Things We Can’t Forget

The past year was unforgettable. Last March, I was wrapping up my job as Parish Visitor at my church and trying to say goodbye to many of the church’s seniors in my last week. I hoped to visit seven seniors. Two were in lockdown. I visited with four of the remaining five.  Two of these four died before the year was completed. 

A long-time friend and colleague also died about a year ago. I spoke at her Celebration of Life in July. Not all of these friends died of COVID, but the sad reality was that I did not really say my proper goodbyes because coronavirus protocols prohibited visits in their last days.  

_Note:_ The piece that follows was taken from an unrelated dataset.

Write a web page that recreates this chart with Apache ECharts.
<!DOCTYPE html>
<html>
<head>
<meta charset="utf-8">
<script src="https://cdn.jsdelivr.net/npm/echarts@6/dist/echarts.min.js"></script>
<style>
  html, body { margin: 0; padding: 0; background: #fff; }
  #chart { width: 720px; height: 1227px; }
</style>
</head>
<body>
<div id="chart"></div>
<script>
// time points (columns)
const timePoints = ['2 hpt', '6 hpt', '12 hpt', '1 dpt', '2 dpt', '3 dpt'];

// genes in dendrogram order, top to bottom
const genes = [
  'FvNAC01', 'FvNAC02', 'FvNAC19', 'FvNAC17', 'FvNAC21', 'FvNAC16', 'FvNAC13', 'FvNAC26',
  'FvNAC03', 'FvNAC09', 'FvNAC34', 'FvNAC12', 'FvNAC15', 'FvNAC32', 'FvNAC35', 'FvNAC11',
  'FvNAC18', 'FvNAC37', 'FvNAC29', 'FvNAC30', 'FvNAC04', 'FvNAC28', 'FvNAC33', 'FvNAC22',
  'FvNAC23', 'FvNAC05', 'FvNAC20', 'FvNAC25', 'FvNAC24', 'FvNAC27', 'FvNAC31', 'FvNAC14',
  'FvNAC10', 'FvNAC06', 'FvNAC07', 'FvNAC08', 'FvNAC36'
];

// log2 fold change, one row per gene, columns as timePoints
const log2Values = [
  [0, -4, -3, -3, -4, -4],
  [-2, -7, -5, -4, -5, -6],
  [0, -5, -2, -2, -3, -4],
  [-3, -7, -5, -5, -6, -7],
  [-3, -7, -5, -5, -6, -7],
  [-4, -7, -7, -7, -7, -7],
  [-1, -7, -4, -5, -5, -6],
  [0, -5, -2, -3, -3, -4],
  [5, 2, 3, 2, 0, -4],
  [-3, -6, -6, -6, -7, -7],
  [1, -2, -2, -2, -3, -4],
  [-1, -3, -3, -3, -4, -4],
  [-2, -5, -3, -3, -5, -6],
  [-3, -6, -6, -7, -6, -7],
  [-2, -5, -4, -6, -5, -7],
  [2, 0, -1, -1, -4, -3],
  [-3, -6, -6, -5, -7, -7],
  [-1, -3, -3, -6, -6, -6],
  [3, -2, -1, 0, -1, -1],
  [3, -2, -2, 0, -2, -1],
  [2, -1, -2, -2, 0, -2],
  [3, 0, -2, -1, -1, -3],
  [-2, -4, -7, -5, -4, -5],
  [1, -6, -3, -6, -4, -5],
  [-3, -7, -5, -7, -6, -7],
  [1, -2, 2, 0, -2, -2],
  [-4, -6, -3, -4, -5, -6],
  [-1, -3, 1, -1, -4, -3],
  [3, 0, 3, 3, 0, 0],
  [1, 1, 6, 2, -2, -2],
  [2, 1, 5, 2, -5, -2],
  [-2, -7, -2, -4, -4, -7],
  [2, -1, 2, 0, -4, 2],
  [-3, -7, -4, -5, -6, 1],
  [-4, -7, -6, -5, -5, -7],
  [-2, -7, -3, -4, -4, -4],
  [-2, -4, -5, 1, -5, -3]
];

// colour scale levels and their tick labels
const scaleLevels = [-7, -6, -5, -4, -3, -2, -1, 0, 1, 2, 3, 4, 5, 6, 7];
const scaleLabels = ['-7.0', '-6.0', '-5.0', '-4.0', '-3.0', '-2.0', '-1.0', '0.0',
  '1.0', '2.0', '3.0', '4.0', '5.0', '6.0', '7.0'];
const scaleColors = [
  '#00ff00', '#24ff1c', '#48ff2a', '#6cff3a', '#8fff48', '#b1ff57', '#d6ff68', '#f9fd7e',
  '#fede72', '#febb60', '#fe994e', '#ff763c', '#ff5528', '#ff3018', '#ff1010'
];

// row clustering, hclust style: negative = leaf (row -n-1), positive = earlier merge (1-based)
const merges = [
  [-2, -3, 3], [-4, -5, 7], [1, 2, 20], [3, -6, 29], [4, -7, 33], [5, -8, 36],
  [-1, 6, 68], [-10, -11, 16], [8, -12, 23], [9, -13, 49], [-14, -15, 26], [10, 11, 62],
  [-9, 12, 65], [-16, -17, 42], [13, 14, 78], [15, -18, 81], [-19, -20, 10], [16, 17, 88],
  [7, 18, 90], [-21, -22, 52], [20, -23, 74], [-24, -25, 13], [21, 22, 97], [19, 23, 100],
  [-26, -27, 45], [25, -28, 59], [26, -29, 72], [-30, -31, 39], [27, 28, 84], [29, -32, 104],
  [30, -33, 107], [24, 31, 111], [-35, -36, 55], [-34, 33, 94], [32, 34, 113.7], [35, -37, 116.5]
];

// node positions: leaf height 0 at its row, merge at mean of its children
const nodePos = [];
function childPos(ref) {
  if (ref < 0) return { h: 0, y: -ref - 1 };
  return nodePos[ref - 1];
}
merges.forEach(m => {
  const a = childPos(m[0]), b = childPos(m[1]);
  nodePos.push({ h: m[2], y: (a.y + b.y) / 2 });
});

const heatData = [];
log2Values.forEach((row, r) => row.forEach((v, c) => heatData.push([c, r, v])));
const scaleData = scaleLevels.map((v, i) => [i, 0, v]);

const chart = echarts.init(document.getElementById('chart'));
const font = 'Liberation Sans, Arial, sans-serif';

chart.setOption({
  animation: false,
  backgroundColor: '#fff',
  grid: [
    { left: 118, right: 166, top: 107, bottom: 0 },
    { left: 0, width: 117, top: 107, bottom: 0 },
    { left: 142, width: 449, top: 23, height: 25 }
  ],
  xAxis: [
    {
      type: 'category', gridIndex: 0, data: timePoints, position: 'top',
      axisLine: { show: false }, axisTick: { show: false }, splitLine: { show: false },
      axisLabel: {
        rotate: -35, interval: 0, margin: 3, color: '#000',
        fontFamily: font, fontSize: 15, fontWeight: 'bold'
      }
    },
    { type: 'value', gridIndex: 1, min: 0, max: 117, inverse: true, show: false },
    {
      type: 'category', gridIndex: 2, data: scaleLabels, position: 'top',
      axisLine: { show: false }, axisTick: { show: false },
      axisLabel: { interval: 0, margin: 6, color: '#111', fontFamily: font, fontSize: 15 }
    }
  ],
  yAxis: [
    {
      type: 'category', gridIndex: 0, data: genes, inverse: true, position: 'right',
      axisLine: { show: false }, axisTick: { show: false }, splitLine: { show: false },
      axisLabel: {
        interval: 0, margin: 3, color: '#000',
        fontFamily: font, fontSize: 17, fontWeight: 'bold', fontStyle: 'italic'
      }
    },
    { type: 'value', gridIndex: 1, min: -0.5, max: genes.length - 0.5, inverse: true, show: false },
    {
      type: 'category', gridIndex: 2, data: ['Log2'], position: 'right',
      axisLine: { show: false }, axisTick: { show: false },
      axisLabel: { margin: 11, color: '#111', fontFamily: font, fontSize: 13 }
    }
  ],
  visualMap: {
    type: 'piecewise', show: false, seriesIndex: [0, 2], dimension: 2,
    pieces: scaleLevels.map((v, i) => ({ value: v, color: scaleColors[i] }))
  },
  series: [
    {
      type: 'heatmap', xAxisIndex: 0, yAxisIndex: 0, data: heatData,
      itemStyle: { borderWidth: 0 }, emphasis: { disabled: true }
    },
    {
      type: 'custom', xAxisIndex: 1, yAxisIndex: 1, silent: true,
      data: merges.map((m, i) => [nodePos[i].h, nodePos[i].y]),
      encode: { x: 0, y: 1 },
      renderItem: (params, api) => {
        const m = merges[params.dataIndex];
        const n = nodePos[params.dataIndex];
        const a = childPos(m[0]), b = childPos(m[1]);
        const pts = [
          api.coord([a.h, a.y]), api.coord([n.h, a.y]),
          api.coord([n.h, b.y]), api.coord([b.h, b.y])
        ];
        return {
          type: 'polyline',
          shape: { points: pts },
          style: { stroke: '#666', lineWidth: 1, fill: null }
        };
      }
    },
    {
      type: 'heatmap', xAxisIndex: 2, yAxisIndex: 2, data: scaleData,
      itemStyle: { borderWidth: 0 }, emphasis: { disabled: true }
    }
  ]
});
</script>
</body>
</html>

How about you?  Have you accounted for the losses in the past year? Where were you in when the virus was on the rampage? Did you lose relatives or friends?  

My background in the field of death, dying, and bereavement tells me it is important to acknowledge these losses. One of the most important needs for mourning is remembering the loved one. The remarks I made at my friend’s life celebration in July was good for me, and for those in attendance.  

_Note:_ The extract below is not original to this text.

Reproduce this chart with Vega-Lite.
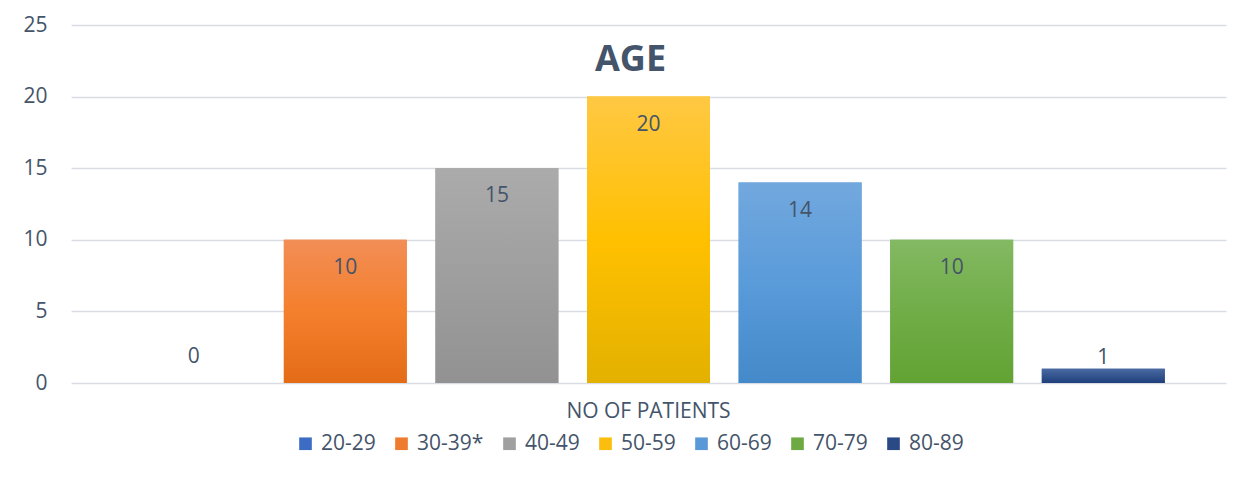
{
  "$schema": "https://vega.github.io/schema/vega-lite/v6.json",
  "autosize": "none",
  "width": 1155,
  "height": 358,
  "padding": {"left": 71, "top": 25, "right": 18, "bottom": 94},
  "background": "white",
  "title": {
    "text": "AGE",
    "orient": "top",
    "anchor": "middle",
    "frame": "group",
    "offset": 0,
    "baseline": "alphabetic",
    "dx": -18,
    "dy": 93,
    "font": "Open Sans",
    "fontSize": 36,
    "fontWeight": "bold",
    "color": "#44546A"
  },
  "data": {
    "values": [
      {"cat": "NO OF PATIENTS", "age": "20-29", "n": 0},
      {"cat": "NO OF PATIENTS", "age": "30-39*", "n": 10},
      {"cat": "NO OF PATIENTS", "age": "40-49", "n": 15},
      {"cat": "NO OF PATIENTS", "age": "50-59", "n": 20},
      {"cat": "NO OF PATIENTS", "age": "60-69", "n": 14},
      {"cat": "NO OF PATIENTS", "age": "70-79", "n": 10},
      {"cat": "NO OF PATIENTS", "age": "80-89", "n": 1}
    ]
  },
  "encoding": {
    "x": {
      "field": "cat",
      "type": "nominal",
      "scale": {"paddingInner": 0, "paddingOuter": 0},
      "axis": {
        "title": null,
        "domain": false,
        "ticks": false,
        "labelAngle": 0,
        "labelFont": "Open Sans",
        "labelFontSize": 21,
        "labelColor": "#44546A",
        "labelPadding": 17
      }
    },
    "xOffset": {
      "field": "age",
      "type": "nominal",
      "sort": ["20-29", "30-39*", "40-49", "50-59", "60-69", "70-79", "80-89"],
      "scale": {"paddingInner": 0.189, "paddingOuter": 0.404}
    },
    "y": {
      "field": "n",
      "type": "quantitative",
      "scale": {"domain": [0, 25]},
      "axis": {
        "title": null,
        "values": [0, 5, 10, 15, 20, 25],
        "domain": false,
        "ticks": false,
        "labelFont": "Open Sans",
        "labelFontSize": 21,
        "labelColor": "#44546A",
        "labelPadding": 24,
        "gridColor": "#D9DDE3",
        "gridWidth": 1.5
      }
    }
  },
  "layer": [
    {
      "mark": {"type": "bar"},
      "encoding": {
        "color": {
          "field": "age",
          "type": "nominal",
          "sort": ["20-29", "30-39*", "40-49", "50-59", "60-69", "70-79", "80-89"],
          "scale": {
            "domain": ["20-29", "30-39*", "40-49", "50-59", "60-69", "70-79", "80-89"],
            "range": ["#3D6CC4", "#EE7B2E", "#A0A0A0", "#FCBE0E", "#5A99D7", "#6EAA44", "#2A4A86"]
          },
          "legend": {
            "title": null,
            "orient": "none",
            "direction": "horizontal",
            "legendX": 224,
            "legendY": 408,
            "padding": 0,
            "symbolType": "square",
            "symbolSize": 160,
            "symbolStrokeWidth": 0,
            "labelFont": "Open Sans",
            "labelFontSize": 21,
            "labelColor": "#44546A",
            "labelOffset": 5,
            "columnPadding": 15
          }
        }
      }
    },
    {
      "mark": {"type": "bar"},
      "encoding": {
        "fill": {
          "condition": [
            {"test": "datum.age == '20-29'", "value": {"gradient": "linear", "x1": 0, "y1": 0, "x2": 0, "y2": 1, "stops": [{"offset": 0, "color": "#5A86D2"}, {"offset": 1, "color": "#2F5FB3"}]}},
            {"test": "datum.age == '30-39*'", "value": {"gradient": "linear", "x1": 0, "y1": 0, "x2": 0, "y2": 1, "stops": [{"offset": 0, "color": "#F28E56"}, {"offset": 0.5, "color": "#F47F2C"}, {"offset": 1, "color": "#E46C17"}]}},
            {"test": "datum.age == '40-49'", "value": {"gradient": "linear", "x1": 0, "y1": 0, "x2": 0, "y2": 1, "stops": [{"offset": 0, "color": "#ABABAB"}, {"offset": 1, "color": "#929292"}]}},
            {"test": "datum.age == '50-59'", "value": {"gradient": "linear", "x1": 0, "y1": 0, "x2": 0, "y2": 1, "stops": [{"offset": 0, "color": "#FFC843"}, {"offset": 0.5, "color": "#FFC000"}, {"offset": 1, "color": "#E3B100"}]}},
            {"test": "datum.age == '60-69'", "value": {"gradient": "linear", "x1": 0, "y1": 0, "x2": 0, "y2": 1, "stops": [{"offset": 0, "color": "#72A8DE"}, {"offset": 0.5, "color": "#5A9BDA"}, {"offset": 1, "color": "#4489C9"}]}},
            {"test": "datum.age == '70-79'", "value": {"gradient": "linear", "x1": 0, "y1": 0, "x2": 0, "y2": 1, "stops": [{"offset": 0, "color": "#84B963"}, {"offset": 0.5, "color": "#70AD47"}, {"offset": 1, "color": "#62A333"}]}}
          ],
          "value": {"gradient": "linear", "x1": 0, "y1": 0, "x2": 0, "y2": 1, "stops": [{"offset": 0, "color": "#4A6AA3"}, {"offset": 1, "color": "#1E3F7A"}]}
        }
      }
    },
    {
      "transform": [{"filter": "datum.n >= 5"}],
      "mark": {"type": "text", "dy": 28, "font": "Open Sans", "fontSize": 21, "color": "#44546A", "baseline": "middle"},
      "encoding": {"text": {"field": "n", "type": "quantitative"}}
    },
    {
      "transform": [{"filter": "datum.n == 1"}],
      "mark": {"type": "text", "dy": -11, "font": "Open Sans", "fontSize": 21, "color": "#44546A", "baseline": "middle"},
      "encoding": {"text": {"field": "n", "type": "quantitative"}}
    },
    {
      "transform": [{"filter": "datum.n == 0"}],
      "mark": {"type": "text", "dy": -26, "font": "Open Sans", "fontSize": 21, "color": "#44546A", "baseline": "middle"},
      "encoding": {"text": {"field": "n", "type": "quantitative"}}
    }
  ],
  "config": {
    "view": {"stroke": null}
  }
}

I am concerned for those who had to postpone funerals or other rituals during the pandemic. Hopefully, those ceremonies will be held. These gatherings present the opportunity for families and friends to finally begin to mourn amid the cherished conversations and support from others.

And remember, there are many other losses suffered in the past year. Children from preschool to college lost many of the friendships and celebrations such as proms and graduations that they cannot get back. Many small businesses closed for good despite the country’s efforts to save them. Dreams lost and financial losses grew. The COVID symptoms have stayed with many people even after hospital discharges. We await the research to figure out why this occurs and proper treatments.  

We must not forget all that has happened over the past year. People have been wounded, lonely, anxious and afraid. If you have family or friends like this, please help them.  

Help can begin with a listening ear.  You might ask them “what’s happened in the last year?”  Then, just listen.  Ask about their feelings and how they have survived to this point.  Then, just listen and affirm. You will give them a great gift.

For people of faith, reading their Bibles or holy scriptures should help.  The Book of Psalms has helped generations of the faithful to find words of lament and prayer along with the hope and promise of a loving God.  Psalm 13  and 44 are examples of laments.  Psalm 30 is a personal favorite. The verse, “Weeping may linger for a night, but joy comes in the morning,” is a mantra for the broken. The book, The Healing Power of the Psalms, by Samuel Chiel and Henry Dreher may be a helpful resource.

People experiencing complicated grief will benefit from the expertise of therapists trained in grief and loss. Encourage that.

Now, thankfully, communities are returning to some degree of normalcy. The past year, for the most part, has been traumatic. We should celebrate the return of personal lifestyles thanks to health care workers and research scientists whose work has saved millions of lives. I grimace however when people say the pandemic is over.  For a number of countries around the world the pandemic is still raging.  And for millions in our country, the difficult task of mourning has just begun. Please help them find the peace in their lives they so dearly miss!